Set problem: Your answer should be a single number: the count of lines that include "seaborn".

Data supplied:
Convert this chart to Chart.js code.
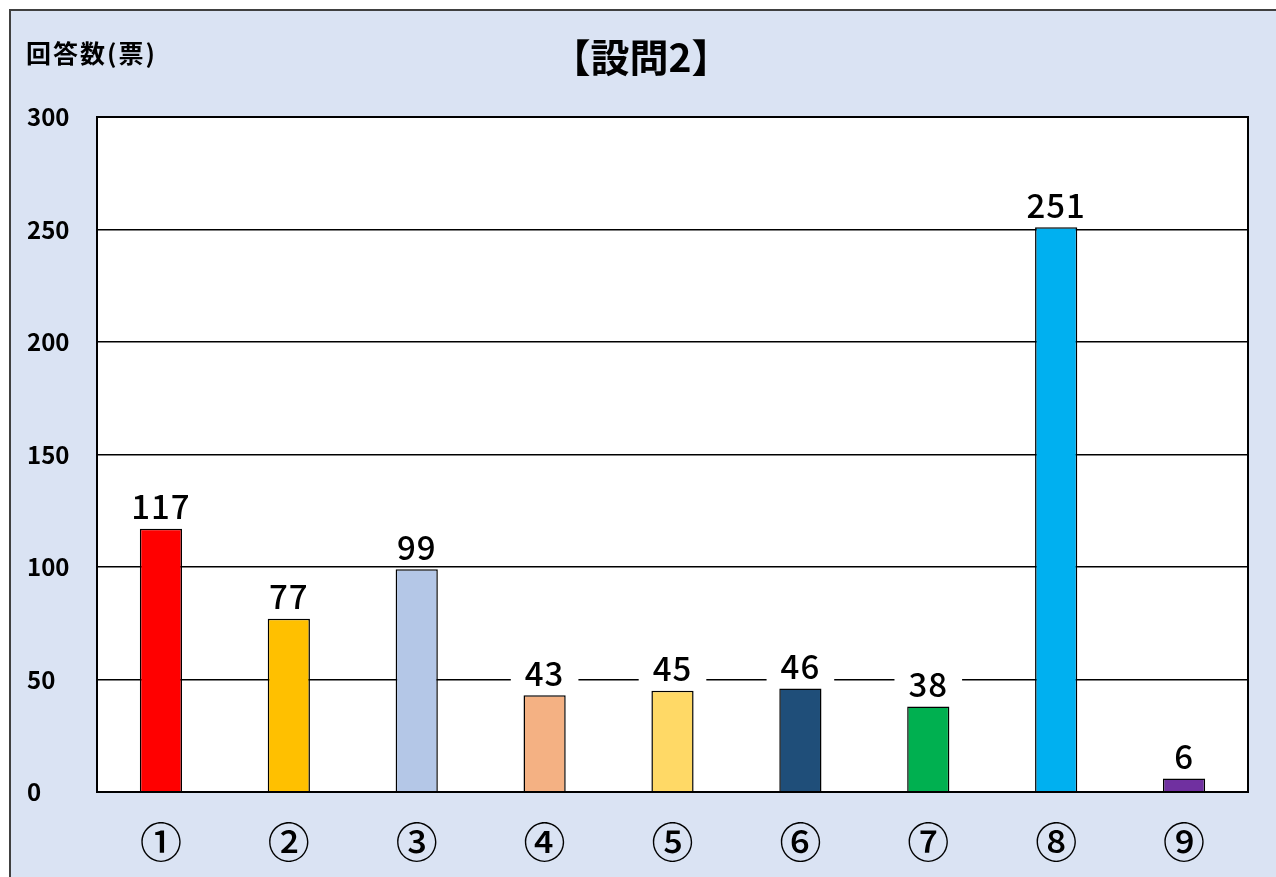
==
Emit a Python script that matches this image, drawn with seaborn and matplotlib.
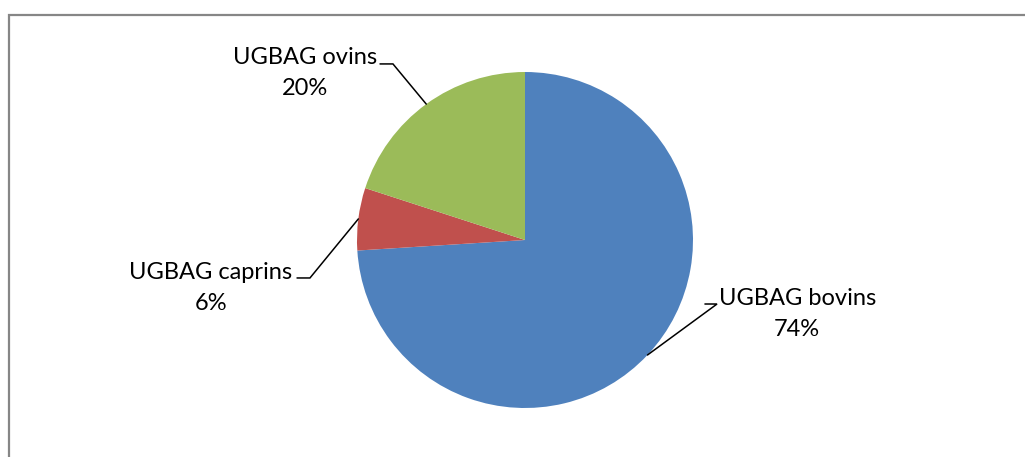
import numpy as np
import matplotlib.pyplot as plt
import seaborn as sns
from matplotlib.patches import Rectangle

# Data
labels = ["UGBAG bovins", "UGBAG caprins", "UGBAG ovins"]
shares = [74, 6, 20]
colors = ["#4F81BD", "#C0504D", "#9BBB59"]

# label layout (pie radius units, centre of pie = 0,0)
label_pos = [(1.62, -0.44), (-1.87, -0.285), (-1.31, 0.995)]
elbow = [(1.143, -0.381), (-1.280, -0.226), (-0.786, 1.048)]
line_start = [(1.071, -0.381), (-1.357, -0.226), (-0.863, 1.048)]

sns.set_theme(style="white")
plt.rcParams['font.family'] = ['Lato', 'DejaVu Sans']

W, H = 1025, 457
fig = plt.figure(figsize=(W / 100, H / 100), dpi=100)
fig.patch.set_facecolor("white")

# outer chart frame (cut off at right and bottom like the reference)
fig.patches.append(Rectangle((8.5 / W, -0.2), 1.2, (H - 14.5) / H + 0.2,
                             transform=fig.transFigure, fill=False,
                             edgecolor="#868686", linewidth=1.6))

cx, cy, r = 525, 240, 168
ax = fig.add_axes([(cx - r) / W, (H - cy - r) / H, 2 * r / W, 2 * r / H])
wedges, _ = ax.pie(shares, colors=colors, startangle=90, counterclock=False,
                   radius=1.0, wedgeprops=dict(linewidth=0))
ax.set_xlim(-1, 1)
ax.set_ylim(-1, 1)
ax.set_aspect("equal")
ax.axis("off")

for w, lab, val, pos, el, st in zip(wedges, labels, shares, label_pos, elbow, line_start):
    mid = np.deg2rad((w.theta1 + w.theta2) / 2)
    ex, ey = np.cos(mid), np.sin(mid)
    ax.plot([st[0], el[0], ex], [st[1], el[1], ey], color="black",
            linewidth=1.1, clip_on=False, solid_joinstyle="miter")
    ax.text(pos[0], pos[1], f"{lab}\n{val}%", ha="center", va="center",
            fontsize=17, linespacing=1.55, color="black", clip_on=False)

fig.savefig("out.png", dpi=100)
* * *
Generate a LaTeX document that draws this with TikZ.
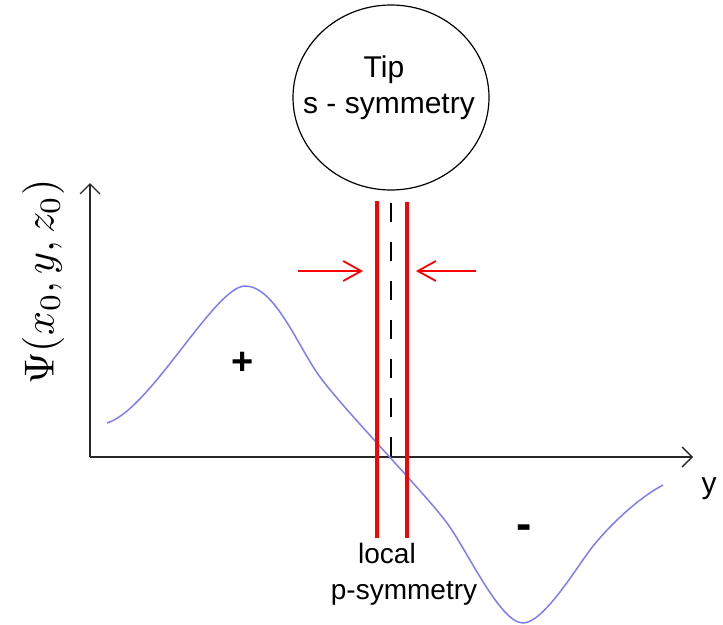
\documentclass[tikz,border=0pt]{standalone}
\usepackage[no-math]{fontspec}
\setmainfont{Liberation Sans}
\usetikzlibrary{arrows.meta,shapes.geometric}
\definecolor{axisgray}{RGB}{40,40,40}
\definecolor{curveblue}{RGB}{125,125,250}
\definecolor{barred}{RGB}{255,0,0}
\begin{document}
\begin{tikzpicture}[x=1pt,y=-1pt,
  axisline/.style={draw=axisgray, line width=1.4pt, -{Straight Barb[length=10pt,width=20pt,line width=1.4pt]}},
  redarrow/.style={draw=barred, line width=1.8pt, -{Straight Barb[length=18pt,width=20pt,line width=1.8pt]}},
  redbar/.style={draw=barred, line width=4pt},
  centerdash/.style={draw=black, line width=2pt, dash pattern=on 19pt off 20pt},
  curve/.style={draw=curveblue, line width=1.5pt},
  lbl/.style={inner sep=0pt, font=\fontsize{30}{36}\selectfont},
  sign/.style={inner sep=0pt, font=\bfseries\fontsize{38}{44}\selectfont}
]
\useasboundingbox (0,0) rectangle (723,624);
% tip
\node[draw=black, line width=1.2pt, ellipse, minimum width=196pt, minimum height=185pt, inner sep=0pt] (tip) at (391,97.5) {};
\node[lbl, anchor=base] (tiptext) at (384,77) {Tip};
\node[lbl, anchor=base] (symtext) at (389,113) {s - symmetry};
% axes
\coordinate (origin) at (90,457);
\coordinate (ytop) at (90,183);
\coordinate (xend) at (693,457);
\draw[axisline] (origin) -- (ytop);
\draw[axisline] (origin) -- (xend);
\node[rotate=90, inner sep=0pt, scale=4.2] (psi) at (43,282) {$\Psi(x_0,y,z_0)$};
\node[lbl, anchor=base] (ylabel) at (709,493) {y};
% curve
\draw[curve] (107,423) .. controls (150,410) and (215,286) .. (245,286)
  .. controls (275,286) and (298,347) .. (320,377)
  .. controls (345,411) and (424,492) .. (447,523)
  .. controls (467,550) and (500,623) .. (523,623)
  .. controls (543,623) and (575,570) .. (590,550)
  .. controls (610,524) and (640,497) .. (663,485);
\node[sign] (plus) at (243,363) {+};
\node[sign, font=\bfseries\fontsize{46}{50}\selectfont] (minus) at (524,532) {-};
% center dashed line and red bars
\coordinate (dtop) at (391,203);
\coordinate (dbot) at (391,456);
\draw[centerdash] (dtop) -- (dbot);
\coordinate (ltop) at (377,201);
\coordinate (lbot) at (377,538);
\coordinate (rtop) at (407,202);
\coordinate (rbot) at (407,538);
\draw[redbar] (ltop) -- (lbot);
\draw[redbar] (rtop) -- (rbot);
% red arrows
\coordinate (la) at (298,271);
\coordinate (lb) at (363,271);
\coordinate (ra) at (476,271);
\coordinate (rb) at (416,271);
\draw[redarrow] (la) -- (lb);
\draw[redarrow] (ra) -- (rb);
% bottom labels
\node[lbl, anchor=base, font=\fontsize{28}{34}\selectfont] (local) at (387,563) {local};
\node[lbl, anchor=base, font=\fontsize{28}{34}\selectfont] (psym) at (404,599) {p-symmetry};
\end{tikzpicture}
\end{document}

Response: 2